* [RECORDS]:
===============
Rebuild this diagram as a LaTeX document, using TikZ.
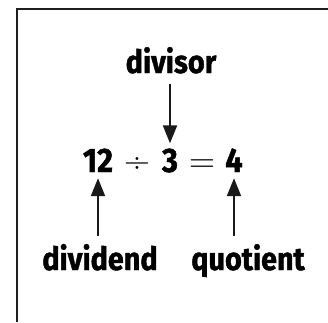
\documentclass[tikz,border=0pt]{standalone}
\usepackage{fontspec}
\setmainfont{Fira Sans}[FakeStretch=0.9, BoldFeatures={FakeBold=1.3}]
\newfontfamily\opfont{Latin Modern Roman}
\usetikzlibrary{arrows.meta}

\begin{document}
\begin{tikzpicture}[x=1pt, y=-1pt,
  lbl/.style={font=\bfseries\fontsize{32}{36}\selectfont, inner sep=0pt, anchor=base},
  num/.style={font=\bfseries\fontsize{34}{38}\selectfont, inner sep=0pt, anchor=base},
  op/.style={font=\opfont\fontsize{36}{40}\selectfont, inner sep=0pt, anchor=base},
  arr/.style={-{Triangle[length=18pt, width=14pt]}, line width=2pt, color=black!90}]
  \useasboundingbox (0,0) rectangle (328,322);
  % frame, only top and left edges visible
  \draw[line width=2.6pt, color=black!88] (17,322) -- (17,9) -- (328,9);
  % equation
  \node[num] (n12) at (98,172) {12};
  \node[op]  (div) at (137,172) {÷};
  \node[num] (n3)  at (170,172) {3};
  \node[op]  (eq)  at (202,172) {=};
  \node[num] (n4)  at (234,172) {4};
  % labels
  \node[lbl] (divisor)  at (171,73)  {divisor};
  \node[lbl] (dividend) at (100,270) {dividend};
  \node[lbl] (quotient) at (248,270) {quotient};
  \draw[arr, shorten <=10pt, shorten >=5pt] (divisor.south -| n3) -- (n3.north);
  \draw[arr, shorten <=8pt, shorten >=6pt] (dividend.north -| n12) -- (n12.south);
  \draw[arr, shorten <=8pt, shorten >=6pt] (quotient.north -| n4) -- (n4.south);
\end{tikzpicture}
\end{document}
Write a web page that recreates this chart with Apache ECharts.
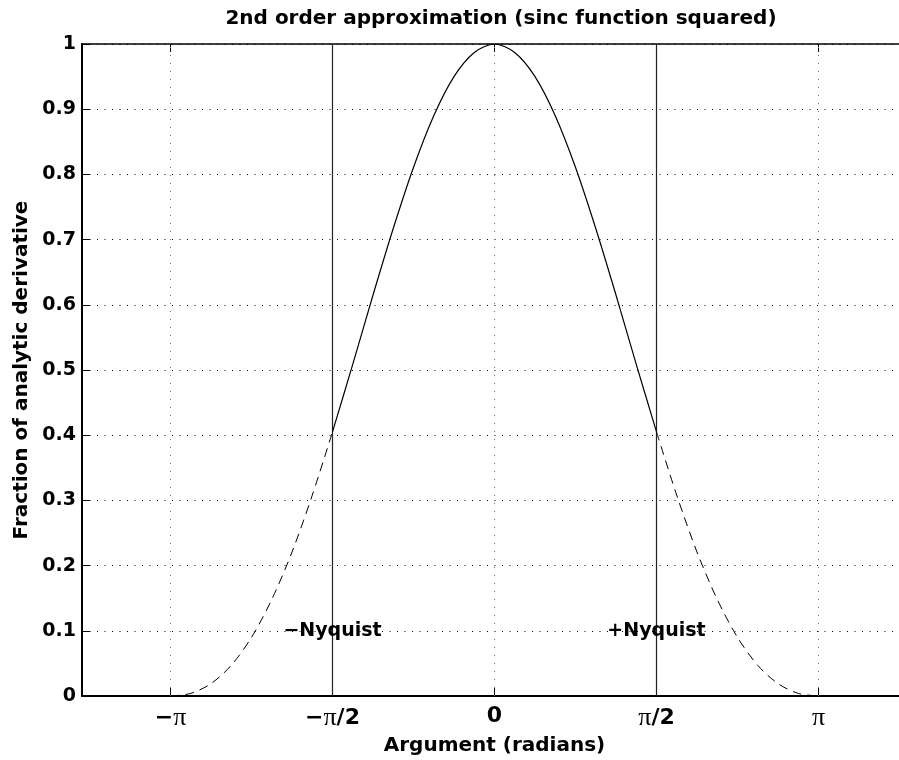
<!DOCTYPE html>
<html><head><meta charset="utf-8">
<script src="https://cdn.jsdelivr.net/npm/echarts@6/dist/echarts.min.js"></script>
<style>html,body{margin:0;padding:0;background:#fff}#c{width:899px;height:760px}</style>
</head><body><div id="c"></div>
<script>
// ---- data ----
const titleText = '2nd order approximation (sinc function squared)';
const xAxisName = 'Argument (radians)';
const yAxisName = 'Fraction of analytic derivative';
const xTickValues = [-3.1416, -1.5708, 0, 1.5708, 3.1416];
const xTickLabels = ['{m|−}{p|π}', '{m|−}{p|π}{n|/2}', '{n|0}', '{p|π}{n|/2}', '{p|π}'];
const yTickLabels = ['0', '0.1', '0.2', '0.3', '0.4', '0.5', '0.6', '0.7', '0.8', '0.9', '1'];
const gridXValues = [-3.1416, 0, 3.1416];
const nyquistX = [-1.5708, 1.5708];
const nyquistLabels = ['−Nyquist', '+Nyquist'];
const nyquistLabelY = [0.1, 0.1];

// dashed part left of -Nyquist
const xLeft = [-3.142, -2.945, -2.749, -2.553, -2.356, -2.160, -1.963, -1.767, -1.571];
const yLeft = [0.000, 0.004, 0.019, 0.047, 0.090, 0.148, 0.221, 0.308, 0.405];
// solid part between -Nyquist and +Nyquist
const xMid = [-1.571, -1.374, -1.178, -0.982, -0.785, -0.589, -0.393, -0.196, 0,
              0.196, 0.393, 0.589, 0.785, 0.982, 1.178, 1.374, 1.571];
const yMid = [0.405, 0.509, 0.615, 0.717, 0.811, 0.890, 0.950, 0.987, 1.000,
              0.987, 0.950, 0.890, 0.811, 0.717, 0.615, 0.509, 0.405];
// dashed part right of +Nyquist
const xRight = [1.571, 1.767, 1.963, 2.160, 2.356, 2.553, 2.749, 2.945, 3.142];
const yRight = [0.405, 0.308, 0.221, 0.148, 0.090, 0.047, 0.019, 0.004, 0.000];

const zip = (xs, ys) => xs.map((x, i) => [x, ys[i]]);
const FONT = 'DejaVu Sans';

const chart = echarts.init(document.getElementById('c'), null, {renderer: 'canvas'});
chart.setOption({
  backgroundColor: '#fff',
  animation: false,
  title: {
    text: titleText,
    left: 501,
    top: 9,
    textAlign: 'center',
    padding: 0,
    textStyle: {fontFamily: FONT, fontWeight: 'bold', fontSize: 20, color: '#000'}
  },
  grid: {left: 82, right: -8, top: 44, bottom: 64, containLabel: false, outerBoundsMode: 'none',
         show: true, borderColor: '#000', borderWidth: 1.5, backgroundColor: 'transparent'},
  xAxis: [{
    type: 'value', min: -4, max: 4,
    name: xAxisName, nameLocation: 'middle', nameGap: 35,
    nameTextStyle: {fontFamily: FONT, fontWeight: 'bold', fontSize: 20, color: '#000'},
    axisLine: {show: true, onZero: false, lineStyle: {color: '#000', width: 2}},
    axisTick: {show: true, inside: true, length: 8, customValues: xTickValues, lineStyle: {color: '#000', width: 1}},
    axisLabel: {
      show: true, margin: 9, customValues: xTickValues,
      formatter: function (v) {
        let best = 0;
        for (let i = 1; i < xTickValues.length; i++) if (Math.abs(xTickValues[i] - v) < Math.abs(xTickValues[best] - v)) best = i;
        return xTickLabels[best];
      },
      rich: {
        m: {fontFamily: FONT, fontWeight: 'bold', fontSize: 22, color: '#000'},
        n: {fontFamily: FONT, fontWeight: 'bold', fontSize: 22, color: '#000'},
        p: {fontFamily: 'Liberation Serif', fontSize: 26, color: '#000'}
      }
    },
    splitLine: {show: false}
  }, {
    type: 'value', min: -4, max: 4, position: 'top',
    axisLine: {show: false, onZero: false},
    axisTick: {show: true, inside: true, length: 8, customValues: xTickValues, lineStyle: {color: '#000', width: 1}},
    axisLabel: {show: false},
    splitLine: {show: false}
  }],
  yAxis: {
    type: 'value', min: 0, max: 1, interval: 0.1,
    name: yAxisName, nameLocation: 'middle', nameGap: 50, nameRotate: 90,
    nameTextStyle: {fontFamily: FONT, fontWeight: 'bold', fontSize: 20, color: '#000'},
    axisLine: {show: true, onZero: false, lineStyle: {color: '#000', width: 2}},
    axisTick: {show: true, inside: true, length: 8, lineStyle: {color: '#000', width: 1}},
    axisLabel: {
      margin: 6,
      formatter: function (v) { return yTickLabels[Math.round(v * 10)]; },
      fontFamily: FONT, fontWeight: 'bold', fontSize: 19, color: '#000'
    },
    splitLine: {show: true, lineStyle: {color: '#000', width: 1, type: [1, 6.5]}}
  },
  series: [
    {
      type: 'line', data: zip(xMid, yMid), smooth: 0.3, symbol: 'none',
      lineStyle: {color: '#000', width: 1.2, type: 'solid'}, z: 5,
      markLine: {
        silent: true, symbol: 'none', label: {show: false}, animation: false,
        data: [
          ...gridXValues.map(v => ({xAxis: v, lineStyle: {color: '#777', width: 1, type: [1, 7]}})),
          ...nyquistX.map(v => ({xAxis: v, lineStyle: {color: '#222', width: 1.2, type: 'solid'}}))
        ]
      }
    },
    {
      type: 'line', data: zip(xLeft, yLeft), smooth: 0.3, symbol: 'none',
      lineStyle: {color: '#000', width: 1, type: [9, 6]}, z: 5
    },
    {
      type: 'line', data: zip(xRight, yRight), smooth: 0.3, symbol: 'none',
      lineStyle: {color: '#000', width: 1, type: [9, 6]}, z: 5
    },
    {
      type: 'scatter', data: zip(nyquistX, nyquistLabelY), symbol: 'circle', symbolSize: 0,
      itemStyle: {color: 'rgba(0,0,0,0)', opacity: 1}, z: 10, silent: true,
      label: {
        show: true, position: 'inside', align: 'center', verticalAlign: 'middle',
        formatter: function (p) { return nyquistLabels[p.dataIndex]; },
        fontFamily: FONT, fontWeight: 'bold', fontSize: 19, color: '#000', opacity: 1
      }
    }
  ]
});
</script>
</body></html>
===============
Using the entries above, return each line in which the word "this" occurs.

Rebuild this diagram as a LaTeX document, using TikZ.
Write a web page that recreates this chart with Apache ECharts.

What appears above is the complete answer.